Pet owners will now be able to choose any breed they want without risk of challenges from their insurers.
Dog owners will now face fewer challenges from housing and home insurance companies regardless of the breed of pet they have or want to adopt.
Certain breeds or sizes of dog are often not accepted in apartments and affordable housing.
Dogs such as German Shepherds, Pit Bulls or even any large breed are commonly not acceptable in apartments or affordable housing. There are also many home insurance companies that will refuse to issue a policy, that will refuse to renew, or that will cancel a policy because of the presence of a certain breed or breed mix. There are also many that will charge a higher rate to policyholders with these pets.

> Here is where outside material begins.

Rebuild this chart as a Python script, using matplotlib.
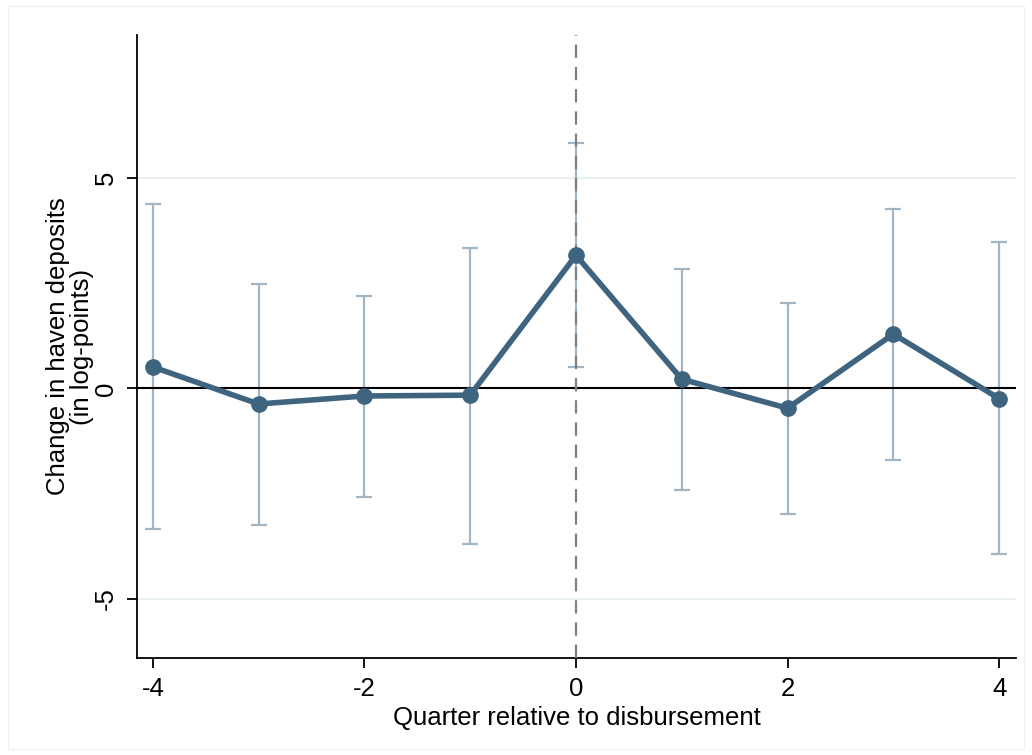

Senate Bill 103 in Nevada now states that “Insurers will no longer be able to use a breed of a dog to refuse to issue; cancel; refuse to renew; or increase the premium or rate of a policy of insurance based on a specific breed of dog or mixture of breed of dogs.”
The bill stops home insurance companies from discriminating against dog breeds or sizes.
Before this bill became effective at the start of 2022, owners of certain dog breeds were required to seek a specific property that deems their pet acceptable, pay higher premiums to their home insurance companies, or may even be forced to surrender their pet to a shelter to find affordable coverage or housing.
Nevada Humane Society Clinical Manager Rebecca Goff said that this bill means a lot to the shelter. “I was able to testify at the different hearings about this bill and how this bill would benefit the Nevada Humane Society and our community as a whole. We’re here to serve the homeless animals of our community, we’re here to serve the people of our community. Our goal is to help keep animals with their families and this bill is going to help do that,” said Goff.
Home insurance companies are still permitted to refuse, cancel, or increase the premiums of a dog owner when an individual dog has a history of being vicious or dangerous. However, insurers are now required to include that language in their policies, and they are still permitted to not consider a dog on the property.